● **Given exercise**:
Each line from the top of the listing through the one holding "(title) at (511.7,65)" should be restated word for word, with nothing added and no pictures.

[BEGIN]

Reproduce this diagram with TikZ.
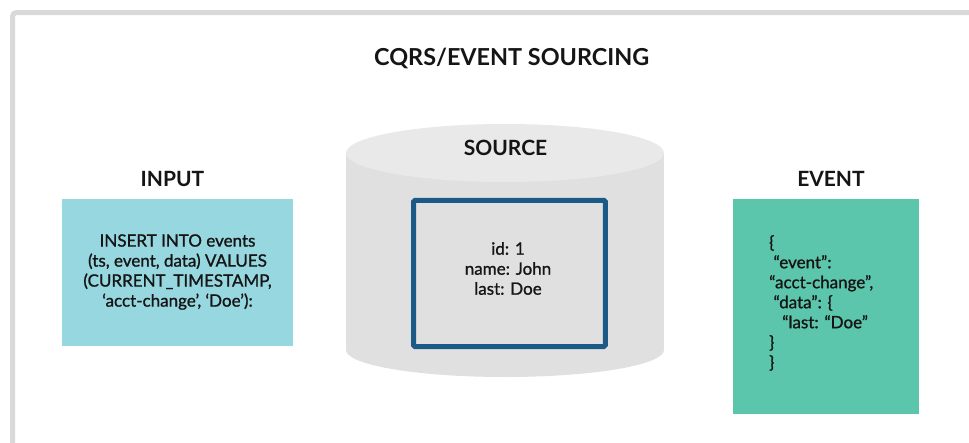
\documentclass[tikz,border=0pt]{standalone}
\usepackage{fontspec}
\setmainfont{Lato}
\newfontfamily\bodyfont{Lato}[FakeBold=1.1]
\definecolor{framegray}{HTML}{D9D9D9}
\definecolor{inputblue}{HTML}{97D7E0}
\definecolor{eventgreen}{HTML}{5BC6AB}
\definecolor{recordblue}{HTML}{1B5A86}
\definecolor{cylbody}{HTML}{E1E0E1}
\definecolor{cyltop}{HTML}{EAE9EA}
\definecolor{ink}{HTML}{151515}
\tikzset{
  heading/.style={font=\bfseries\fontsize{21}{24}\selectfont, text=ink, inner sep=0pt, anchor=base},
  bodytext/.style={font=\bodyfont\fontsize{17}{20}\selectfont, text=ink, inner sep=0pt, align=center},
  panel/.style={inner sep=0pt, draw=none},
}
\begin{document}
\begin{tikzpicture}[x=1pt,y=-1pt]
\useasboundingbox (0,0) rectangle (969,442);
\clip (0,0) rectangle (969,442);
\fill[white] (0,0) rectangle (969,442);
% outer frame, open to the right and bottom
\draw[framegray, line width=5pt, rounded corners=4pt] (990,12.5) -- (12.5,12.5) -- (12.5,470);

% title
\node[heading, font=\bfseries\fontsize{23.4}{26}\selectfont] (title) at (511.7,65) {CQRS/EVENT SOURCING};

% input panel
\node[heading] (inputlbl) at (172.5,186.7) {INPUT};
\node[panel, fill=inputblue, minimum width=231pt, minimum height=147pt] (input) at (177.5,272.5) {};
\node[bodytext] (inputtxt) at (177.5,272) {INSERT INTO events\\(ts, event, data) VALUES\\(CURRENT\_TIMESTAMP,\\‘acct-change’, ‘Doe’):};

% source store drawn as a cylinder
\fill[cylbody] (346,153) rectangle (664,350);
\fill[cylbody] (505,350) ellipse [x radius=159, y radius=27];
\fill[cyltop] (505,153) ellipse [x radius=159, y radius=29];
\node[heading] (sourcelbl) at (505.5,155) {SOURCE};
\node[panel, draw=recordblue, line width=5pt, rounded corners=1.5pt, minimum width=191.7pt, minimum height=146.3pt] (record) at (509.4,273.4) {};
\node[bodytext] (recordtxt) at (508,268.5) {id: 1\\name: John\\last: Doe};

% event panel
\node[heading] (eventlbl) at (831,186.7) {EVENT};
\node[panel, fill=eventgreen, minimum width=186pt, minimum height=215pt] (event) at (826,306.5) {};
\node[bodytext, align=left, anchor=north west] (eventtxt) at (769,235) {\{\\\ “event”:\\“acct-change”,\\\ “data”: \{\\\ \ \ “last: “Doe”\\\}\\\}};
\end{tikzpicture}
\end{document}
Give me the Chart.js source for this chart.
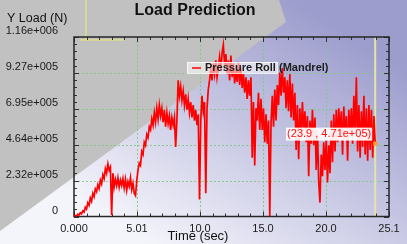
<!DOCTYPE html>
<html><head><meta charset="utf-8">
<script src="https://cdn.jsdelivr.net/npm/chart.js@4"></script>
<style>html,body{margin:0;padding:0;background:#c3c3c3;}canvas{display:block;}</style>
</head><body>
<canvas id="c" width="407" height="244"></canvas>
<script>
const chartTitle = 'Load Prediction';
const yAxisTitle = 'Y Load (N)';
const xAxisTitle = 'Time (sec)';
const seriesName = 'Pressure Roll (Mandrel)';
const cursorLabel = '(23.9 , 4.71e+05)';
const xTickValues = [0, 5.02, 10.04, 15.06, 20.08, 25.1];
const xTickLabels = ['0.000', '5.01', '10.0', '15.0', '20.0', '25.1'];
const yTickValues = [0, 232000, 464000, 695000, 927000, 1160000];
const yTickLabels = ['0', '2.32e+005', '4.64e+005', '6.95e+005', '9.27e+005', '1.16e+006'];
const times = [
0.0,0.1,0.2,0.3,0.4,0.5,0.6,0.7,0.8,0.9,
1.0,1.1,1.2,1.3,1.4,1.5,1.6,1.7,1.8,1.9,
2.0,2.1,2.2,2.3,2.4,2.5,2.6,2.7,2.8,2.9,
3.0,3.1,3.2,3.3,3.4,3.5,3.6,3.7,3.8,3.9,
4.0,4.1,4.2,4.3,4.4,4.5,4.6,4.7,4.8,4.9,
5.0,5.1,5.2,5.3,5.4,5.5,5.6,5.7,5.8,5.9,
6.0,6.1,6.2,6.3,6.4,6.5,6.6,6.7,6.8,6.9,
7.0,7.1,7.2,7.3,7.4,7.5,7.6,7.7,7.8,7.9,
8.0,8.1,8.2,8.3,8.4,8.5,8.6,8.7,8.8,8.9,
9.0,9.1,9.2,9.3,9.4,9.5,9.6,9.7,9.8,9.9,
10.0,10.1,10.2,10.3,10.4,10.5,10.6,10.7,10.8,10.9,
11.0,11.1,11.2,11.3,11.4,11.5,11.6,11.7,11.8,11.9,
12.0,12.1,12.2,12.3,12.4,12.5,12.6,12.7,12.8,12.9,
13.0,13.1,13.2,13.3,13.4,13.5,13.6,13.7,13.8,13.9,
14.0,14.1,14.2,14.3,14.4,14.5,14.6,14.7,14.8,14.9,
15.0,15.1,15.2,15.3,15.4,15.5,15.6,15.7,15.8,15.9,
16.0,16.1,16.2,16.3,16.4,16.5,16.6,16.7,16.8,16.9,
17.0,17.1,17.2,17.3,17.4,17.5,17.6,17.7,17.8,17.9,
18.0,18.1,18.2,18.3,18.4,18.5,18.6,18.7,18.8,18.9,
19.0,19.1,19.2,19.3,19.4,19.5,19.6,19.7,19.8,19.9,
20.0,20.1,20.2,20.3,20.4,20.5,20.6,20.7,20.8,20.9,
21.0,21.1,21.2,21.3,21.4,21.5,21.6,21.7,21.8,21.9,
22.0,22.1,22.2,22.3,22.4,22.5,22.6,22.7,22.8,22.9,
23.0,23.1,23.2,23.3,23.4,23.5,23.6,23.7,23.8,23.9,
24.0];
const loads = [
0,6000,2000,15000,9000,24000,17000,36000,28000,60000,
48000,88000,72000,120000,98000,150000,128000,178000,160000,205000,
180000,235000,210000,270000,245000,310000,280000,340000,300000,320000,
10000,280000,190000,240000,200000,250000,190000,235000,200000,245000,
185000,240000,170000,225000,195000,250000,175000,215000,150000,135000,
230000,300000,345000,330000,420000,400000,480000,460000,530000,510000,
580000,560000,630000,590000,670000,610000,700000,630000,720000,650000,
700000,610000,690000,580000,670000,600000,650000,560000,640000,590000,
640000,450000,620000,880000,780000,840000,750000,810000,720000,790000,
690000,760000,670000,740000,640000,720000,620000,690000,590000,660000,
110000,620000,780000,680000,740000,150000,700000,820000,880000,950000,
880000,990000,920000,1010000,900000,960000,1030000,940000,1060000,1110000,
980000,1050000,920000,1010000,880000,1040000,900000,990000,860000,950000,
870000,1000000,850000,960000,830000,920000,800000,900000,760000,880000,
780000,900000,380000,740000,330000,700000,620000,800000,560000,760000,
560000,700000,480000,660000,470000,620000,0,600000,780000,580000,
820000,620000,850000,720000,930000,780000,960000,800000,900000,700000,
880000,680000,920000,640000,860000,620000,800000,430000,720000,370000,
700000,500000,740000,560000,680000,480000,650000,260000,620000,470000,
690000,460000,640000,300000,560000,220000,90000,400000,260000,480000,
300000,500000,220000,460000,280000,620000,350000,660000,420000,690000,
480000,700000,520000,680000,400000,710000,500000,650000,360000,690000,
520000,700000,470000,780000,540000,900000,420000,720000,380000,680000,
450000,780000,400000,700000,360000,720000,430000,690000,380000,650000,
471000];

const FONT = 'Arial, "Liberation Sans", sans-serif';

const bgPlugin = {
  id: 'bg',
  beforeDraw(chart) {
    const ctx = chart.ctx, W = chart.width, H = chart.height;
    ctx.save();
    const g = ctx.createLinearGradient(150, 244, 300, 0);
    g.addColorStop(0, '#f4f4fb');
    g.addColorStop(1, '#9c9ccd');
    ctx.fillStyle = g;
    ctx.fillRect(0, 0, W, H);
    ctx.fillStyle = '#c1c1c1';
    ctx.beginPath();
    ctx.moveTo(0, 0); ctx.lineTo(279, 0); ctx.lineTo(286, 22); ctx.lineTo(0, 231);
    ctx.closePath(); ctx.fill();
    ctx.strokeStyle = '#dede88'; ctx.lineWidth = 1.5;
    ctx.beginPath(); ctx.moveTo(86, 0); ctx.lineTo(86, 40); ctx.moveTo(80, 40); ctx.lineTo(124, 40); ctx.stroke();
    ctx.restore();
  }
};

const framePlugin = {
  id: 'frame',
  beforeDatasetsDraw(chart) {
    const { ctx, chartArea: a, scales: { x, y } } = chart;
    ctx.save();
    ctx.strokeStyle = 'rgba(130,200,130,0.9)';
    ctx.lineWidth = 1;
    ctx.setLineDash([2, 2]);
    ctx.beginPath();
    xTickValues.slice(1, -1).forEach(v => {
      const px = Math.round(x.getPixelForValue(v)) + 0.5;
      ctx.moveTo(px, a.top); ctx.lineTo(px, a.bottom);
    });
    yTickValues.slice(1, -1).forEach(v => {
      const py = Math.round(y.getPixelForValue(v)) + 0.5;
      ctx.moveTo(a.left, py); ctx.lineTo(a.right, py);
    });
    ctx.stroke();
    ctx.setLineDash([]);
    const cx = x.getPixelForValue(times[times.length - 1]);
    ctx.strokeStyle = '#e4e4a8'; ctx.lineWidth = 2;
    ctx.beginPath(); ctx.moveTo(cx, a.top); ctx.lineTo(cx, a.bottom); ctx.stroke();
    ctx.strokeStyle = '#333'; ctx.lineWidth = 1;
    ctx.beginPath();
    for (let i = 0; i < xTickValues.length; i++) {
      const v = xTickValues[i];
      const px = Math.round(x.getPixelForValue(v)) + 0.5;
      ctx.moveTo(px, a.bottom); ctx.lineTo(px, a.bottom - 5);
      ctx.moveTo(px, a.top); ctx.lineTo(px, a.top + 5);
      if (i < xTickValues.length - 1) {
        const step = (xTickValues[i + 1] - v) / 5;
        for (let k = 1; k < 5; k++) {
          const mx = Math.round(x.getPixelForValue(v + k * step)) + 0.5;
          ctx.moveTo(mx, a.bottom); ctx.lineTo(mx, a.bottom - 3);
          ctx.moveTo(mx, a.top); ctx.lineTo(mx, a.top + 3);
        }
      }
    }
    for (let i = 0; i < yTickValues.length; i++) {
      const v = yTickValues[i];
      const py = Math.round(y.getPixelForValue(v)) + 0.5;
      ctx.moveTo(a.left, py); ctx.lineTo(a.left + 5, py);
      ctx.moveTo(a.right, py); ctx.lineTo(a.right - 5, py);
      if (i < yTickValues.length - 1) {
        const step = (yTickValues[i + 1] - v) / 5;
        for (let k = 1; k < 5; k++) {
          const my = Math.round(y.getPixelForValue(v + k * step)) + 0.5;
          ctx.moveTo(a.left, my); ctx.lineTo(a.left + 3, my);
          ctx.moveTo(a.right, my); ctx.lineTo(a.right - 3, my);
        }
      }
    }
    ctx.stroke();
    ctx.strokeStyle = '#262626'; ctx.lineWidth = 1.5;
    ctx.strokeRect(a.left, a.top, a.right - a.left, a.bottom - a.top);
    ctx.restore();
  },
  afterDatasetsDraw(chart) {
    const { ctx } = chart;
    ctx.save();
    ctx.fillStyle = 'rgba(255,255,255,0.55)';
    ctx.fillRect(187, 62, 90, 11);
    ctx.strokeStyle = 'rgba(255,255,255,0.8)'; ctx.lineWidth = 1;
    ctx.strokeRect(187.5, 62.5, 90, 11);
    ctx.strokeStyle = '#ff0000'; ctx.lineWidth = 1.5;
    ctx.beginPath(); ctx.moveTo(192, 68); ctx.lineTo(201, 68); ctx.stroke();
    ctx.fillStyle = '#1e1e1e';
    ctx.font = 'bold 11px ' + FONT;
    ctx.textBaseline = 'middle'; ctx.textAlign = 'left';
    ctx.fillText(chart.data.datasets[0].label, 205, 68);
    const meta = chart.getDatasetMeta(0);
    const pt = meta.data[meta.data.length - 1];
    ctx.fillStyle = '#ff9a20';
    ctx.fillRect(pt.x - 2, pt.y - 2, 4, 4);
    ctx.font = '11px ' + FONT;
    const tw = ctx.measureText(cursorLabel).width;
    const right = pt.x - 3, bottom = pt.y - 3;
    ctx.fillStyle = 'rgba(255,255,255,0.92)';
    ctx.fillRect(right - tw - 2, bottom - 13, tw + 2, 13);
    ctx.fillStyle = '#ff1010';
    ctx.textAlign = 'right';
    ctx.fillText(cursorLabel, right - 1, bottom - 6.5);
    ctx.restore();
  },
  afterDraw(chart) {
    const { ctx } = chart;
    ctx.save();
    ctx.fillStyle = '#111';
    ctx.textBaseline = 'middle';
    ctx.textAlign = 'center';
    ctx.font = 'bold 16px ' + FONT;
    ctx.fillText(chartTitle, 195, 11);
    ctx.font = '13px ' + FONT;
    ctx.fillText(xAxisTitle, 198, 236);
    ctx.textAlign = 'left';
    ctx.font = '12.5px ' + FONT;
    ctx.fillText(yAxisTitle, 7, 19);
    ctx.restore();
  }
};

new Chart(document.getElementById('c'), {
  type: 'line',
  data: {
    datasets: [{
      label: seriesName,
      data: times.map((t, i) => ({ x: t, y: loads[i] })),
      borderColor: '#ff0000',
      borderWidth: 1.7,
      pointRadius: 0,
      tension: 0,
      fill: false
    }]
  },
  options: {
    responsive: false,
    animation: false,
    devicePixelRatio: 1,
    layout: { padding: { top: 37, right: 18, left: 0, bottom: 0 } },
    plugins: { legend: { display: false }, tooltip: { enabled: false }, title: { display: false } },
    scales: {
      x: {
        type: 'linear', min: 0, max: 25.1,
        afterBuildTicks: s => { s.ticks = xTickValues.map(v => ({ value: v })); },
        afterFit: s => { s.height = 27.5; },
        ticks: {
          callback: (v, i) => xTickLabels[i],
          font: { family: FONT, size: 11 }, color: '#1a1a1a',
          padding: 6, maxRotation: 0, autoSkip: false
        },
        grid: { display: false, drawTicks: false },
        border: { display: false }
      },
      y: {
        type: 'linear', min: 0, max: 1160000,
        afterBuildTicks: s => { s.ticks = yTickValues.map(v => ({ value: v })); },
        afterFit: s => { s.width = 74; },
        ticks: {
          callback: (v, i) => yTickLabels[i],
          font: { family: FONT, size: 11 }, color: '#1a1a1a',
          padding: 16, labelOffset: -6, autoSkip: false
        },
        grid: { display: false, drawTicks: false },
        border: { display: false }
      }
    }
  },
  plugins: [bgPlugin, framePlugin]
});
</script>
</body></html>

[END]

● **Exercise result**:
Reproduce this diagram with TikZ.
\documentclass[tikz,border=0pt]{standalone}
\usepackage{fontspec}
\setmainfont{Lato}
\newfontfamily\bodyfont{Lato}[FakeBold=1.1]
\definecolor{framegray}{HTML}{D9D9D9}
\definecolor{inputblue}{HTML}{97D7E0}
\definecolor{eventgreen}{HTML}{5BC6AB}
\definecolor{recordblue}{HTML}{1B5A86}
\definecolor{cylbody}{HTML}{E1E0E1}
\definecolor{cyltop}{HTML}{EAE9EA}
\definecolor{ink}{HTML}{151515}
\tikzset{
  heading/.style={font=\bfseries\fontsize{21}{24}\selectfont, text=ink, inner sep=0pt, anchor=base},
  bodytext/.style={font=\bodyfont\fontsize{17}{20}\selectfont, text=ink, inner sep=0pt, align=center},
  panel/.style={inner sep=0pt, draw=none},
}
\begin{document}
\begin{tikzpicture}[x=1pt,y=-1pt]
\useasboundingbox (0,0) rectangle (969,442);
\clip (0,0) rectangle (969,442);
\fill[white] (0,0) rectangle (969,442);
% outer frame, open to the right and bottom
\draw[framegray, line width=5pt, rounded corners=4pt] (990,12.5) -- (12.5,12.5) -- (12.5,470);

% title
\node[heading, font=\bfseries\fontsize{23.4}{26}\selectfont] (title) at (511.7,65) {CQRS/EVENT SOURCING};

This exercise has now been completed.